Wednesday, October 26, 2005

Take this Job and Rank it..........

In my "Scar of the North" posting I focused on Minnesota's dismal #47 ranking in the Small Business Survival Index for 2005 (Source: Small Business and Entrepreneurship Council) but today comes good news for our state regarding the perceived quality of life for workers in Minnesota. My thanks to Julie for making me realize I need to balance my postings with some of Minnesota's positive attributes which will be done in several future postings as I travel the state to enjoy our great natural assets. My local newspaper published a summary of a report just released by the Political Economy Research Institute in Massachusetts, (PERI). PERI's report concludes that "states with high quality work environments enjoy better economies as a result" and creates its state by state rankings utilizing criteria including -- average pay, employment opportunities, benefits, and other factors.
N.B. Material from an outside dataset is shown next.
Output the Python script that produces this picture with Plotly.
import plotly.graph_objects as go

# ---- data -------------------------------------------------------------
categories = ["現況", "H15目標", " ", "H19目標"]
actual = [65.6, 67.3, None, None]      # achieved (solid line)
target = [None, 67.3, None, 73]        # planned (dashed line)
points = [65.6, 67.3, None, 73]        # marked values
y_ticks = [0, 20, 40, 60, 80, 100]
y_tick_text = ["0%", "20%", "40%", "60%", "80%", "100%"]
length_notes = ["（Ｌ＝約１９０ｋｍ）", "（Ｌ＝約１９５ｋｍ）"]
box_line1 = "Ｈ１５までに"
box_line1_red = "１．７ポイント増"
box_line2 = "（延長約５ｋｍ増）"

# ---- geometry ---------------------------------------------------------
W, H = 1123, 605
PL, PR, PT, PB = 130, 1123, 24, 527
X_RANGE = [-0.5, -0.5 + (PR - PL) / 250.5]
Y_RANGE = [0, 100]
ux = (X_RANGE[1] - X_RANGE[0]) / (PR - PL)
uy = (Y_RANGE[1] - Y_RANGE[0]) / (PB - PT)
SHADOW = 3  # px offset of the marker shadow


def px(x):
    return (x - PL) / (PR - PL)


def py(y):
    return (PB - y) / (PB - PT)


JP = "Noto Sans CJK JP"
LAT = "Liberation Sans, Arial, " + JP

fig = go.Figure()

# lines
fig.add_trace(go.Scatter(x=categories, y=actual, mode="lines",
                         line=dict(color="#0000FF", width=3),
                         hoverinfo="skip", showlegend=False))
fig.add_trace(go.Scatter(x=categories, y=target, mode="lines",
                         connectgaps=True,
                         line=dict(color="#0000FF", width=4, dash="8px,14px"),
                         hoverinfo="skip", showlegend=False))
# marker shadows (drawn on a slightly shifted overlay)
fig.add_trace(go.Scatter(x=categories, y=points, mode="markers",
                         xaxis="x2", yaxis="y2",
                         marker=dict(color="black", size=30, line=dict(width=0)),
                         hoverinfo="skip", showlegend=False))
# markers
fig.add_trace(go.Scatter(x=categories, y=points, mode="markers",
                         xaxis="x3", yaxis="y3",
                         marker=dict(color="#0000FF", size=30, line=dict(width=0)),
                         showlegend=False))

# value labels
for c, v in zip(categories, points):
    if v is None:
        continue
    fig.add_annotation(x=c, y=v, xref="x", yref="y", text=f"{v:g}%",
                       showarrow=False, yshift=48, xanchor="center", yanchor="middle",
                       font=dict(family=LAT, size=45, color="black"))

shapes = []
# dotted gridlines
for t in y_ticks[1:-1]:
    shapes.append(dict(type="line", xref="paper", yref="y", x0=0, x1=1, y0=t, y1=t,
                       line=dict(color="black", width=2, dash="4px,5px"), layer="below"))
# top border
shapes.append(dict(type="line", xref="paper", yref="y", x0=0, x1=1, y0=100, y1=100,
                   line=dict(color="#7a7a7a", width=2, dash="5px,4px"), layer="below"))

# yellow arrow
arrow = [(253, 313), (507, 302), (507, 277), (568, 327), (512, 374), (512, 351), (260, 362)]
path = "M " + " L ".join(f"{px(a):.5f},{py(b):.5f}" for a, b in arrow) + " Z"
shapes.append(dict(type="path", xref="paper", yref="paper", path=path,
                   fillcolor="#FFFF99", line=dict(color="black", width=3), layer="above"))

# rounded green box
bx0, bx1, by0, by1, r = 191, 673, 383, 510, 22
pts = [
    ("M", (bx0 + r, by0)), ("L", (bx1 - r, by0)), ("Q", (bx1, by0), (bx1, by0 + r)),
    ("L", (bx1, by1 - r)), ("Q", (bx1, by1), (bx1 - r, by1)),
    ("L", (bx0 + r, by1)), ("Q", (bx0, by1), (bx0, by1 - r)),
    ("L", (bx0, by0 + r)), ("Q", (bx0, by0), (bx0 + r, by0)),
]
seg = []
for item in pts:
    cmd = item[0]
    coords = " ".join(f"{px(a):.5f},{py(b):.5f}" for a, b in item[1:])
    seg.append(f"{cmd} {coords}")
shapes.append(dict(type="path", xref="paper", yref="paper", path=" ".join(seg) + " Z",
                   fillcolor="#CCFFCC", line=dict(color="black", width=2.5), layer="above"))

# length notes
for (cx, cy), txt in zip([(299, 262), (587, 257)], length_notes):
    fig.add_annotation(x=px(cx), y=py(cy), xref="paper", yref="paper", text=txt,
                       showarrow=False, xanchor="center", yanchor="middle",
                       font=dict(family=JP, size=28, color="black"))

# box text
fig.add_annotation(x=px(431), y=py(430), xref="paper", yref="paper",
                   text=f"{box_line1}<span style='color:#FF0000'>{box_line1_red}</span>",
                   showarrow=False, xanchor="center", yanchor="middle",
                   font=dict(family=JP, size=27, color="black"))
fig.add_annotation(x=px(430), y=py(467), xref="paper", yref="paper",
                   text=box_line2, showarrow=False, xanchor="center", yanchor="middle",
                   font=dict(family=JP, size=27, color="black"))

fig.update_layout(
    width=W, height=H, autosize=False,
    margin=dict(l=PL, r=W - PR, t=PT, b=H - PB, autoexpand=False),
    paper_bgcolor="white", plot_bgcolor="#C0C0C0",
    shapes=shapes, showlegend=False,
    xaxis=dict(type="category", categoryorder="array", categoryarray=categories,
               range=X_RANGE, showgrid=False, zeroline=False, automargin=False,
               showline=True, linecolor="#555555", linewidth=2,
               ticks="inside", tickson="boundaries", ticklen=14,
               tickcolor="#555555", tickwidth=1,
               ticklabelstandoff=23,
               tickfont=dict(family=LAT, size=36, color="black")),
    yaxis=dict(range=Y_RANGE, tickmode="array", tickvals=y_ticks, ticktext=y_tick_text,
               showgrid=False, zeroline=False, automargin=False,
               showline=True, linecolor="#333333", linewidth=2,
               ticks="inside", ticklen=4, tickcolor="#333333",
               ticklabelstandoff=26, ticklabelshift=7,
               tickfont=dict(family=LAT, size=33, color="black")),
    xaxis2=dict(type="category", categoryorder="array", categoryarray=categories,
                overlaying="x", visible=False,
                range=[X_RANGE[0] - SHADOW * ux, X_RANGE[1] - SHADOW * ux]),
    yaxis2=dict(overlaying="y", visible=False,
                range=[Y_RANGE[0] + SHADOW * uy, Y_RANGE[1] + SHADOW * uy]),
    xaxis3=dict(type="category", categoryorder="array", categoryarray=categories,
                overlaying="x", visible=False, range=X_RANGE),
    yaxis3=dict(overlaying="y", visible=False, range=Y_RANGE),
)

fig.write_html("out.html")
When I read the newspaper account of PERI's work I speculated that this group focused on issues such as the apex of social engineering known as "living wages". Activist groups such as ACORN,, focus their efforts on lobbying government bodies to mandate what is known as a living wage which for argument sake let's say the hourly living wage is determined to be $15.00 in Anytown, Montana by the ACORN leadership (apparatchiks).

Why $15.00 per hour? Sure ACORN's website discusses their formula for calculating wages around the country but why should our political leaders and workers more importantly defer to ACORN to determine such economic matters? Perhaps I personally believe that $300,000 per year is a living wage since I want my home in Minnesota and a condo in the Caribbean so I can enjoy more scuba diving. Workers of the world should unite AGAINST the social engineers at ACORN out of personal pride. My first job for example paid me $1.20 per hour and the government still deducted money from my paycheck!!! Of course this early career experience encouraged me to avoid poverty by working and studying hard so I could progress up the economic ladder. I should have treated the ACORN agenda in a separate posting so let me return you to your regularly scheduled posting regarding the PERI study.

The rankings of the Best and Worst states (including Washington DC so 51 total entities studied) found in the PERI study included:


1.) Delaware
2.) New Hampshire
3.) Minnesota
4.) Vermont
5.) Iowa


46-48 tie.) Mississippi, South Carolina, and Utah (for Utah, check my posting titled "Geography of Death"
49.) Arkansas
50.) Texas
51.) Louisiana

Several observations jump out at me based on this ranking list which I highlight below with commentary:

1.) Delaware -- ranked #1, not only was this the "first state" of the USA to ratify the Constitution but Delaware is known today as THE ideal home for corporations to be headquartered due to their pro-business legal/judicial system. -- my thanks to American Incorporators, Ltd. for this background information:
Delaware, the second smallest state in the nation, is the home of nearly 60 percent of the companies listed on the New York and American Stock Exchanges and more than half of the Fortune 500 firms. Many international companies interested in doing business in the United States and in other jurisdictions worldwide choose Delaware because of its favorable corporate law structure, stability, and reputation as the "American Corporate State."

2.) Worst States --- of the six (6) states at the very bottom in terms of the PERI study at numbers 46 to 51 five (5) of these states are south of the famous Mason-Dixon line. The Reconstruction Period following the American Civil War lasted from 1865 to 1877 but it appears that this reconstruction left remnants of the slave culture in place since human capital does not appear to be valued and nurtured in this region.

3.) Louisiana -- as if the hurricane damage this year wasn't enough the State of Louisiana ranks at #51, even below Washington DC (for more information please check my postings -- "Scar of the North" and "Geography of Death"). New Orleans and Louisiana are rebuilding their economies and institutions so perhaps they could look north for advice without fear of the carpetbaggers controlling their governments.